Stated problem | Write out, word for word, every line from the first one through the line that holds "import datetime as dt", and nothing else; skip the pictures.

□ □ □ □ □

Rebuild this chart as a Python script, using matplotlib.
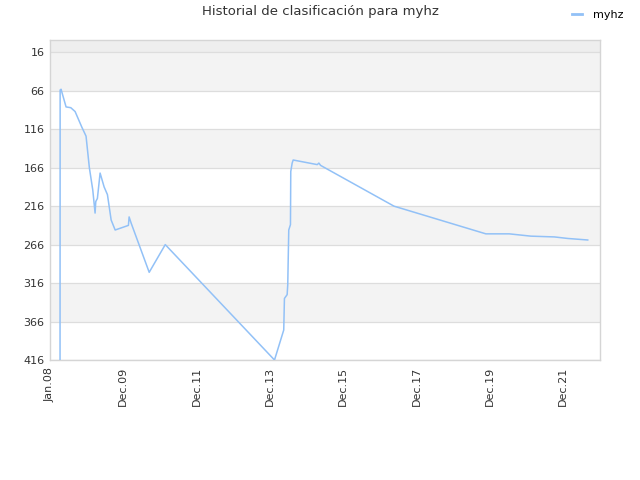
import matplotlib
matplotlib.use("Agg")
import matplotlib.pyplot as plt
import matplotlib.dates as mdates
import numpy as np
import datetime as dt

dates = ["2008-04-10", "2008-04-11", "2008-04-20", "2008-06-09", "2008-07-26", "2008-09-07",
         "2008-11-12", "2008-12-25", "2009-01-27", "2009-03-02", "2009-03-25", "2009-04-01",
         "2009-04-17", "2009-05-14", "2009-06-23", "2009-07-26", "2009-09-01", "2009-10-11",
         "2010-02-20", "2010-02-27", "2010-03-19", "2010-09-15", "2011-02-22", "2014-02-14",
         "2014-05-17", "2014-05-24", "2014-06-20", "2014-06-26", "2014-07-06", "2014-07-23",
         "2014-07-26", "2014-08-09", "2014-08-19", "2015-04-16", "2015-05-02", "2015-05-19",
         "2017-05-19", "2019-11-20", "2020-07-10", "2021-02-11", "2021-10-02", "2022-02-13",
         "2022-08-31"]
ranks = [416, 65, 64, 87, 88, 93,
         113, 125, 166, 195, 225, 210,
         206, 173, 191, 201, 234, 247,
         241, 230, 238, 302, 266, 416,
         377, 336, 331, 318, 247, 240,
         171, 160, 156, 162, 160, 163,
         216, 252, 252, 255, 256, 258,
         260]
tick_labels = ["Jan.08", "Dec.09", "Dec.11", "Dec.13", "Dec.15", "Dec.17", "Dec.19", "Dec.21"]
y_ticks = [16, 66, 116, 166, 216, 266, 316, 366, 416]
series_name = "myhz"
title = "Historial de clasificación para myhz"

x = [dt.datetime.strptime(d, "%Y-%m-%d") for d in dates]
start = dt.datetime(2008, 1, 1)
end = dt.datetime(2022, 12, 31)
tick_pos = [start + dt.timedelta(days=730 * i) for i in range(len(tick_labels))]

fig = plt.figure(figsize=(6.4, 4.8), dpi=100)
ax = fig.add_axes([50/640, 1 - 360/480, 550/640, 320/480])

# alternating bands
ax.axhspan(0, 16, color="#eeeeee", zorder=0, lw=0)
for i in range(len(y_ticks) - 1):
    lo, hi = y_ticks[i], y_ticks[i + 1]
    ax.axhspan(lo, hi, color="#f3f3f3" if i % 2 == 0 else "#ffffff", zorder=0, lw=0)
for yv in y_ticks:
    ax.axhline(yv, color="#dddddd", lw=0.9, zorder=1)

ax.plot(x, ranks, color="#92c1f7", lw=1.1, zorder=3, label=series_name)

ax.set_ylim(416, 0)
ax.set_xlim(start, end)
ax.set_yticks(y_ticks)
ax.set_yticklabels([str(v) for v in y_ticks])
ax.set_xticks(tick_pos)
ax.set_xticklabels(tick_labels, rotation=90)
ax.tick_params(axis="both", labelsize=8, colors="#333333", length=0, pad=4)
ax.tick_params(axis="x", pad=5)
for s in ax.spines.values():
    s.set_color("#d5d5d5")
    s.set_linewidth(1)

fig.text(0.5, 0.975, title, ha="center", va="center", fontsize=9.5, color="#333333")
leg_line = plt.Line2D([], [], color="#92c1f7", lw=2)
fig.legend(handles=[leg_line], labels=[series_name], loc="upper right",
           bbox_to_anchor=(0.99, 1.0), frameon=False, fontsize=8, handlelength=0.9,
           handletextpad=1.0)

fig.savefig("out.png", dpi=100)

□ □ □ □ □

Response to this exercise |
Rebuild this chart as a Python script, using matplotlib.
import matplotlib
matplotlib.use("Agg")
import matplotlib.pyplot as plt
import matplotlib.dates as mdates
import numpy as np
import datetime as dt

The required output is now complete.